After his resounding reelection victory in November, New Jersey Gov. Chris Christie was riding high, being talked about as the Republican Party’s strongest potential presidential nominee in 2016. But his image was tarnished last week, as revelations emerged of his administration punishing New Jersey commuters by closing access lanes to the George Washington Bridge because of some perceived political slight by the mayor of neighboring Fort Lee. This is not unusual behavior on Christie’s part: In December, The New York Times catalogued a long list of instances in which Christie deployed or withheld state resources to extract political retribution.
It seems that Christie’s strong-arm tactics have backfired once again. As Grist’s Sarah Laskow noted, the New Jersey Pinelands Commission voted on Friday to reject a proposed 22-mile natural-gas pipeline that would have traveled through the national reserve of forests and wetlands.
That result was hardly inevitable. Christie supported the pipeline proposal, which would have brought natural gas to a power plant in Beesley’s Point, N.J. (Some opponents argued that the gas would actually end up being sold abroad instead of used to generate energy in New Jersey, an allegation denied by the South Jersey Gas Company, which wanted to build the pipeline.)

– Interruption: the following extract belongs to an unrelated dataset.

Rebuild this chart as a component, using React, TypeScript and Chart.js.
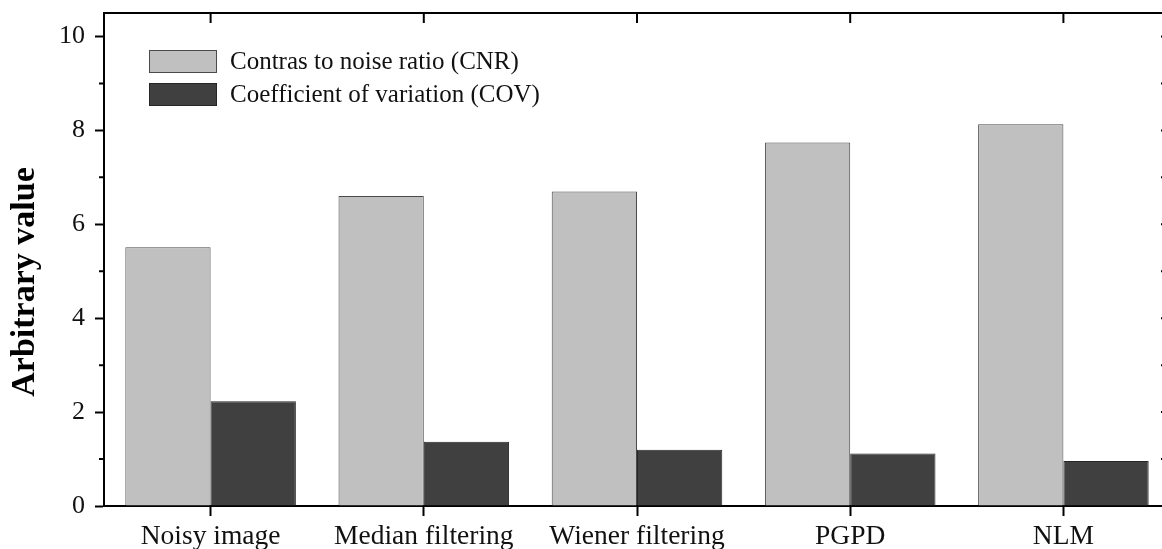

Christie, as is his wont, put the arm on the commission. Local Republican officials and energy industry lobbyists also called commission members on behalf of the proposal, according to New Jersey environmental activists. And Christie tried to stack the deck by forcing one pipeline skeptic on the commission to recuse himself. As the Times explained last week:
On the commission itself, Edward Lloyd, an environmental law professor at Columbia University, loomed as a formidable roadblock. Mr. Lloyd, 65, had not taken a position but he had asked tough penetrating questions.
On Dec. 6, a deputy attorney general called Mr. Lloyd. We have a letter, the deputy told him, from the nonprofit Eastern Environmental Law Center asking the Pinelands Commission to hold another public meeting on this proposal. You are president of this center’s board of directors, and we think this is a conflict of interest.
Mr. Lloyd noted that he had not heard of this letter and that a public meeting request should not represent a conflict of interest. (The law center has withdrawn the letter.)
The deputy attorney general told Mr. Lloyd that he could appeal to the Pinelands Commission’s ethics lawyer. Mr. Lloyd was working on that appeal when his phone rang. It was the ethics officer.
“She said, ‘Don’t shoot the messenger, but on orders of the governor’s office, I went to the State Ethics Commission and they have ordered you to recuse yourself.’ ”
Mr. Lloyd was taken aback. “I thought to myself, ‘The governor’s office?’ That’s remarkable.”
Mr. Lloyd could refuse to recuse himself. But he could face fines of thousands of dollars. “That’s a lot of money if I guess wrong,” he noted.
Lloyd did end up recusing himself. But when the commissioners voted on Friday, they tied 7-7. For the commission to take any action, such as approving a pipeline, it needs eight votes in favor, regardless of how many commissioners are present. Since Lloyd’s recusal or opposition would have had the same effect, it’s not clear why the Christie administration was so determined to prevent him from voting. It may have been to keep a well-respected and articulate opponent out of the deliberations.
But other commissioners may have been offended by the bullying of their colleague. “If anything, this worked in our favor because to have such a distorted process showed the commissioners this wasn’t a good thing,” says Jaclyn Rhoads, assistant executive director of the Pinelands Preservation Alliance. “People were very upset, the commissioners as well as the public, to have somebody recuse himself when there was no economic connection [between Lloyd and the project] or justification for this kind of recusal.”
It also didn’t help the pipeline that the GW Bridge story broke two days before the commission’s vote. The scandal may have weakened Christie’s leverage, or possibly encouraged commissioners to defy him.
“Bridgegate helped us in that it solidified people from getting their arm twisted by the governor,” says Jeff Tittel, director of the New Jersey Sierra Club. “These commissioners withstood the Christie administration’s bullying strong-arm tactics. They did the right thing under a lot of pressure.”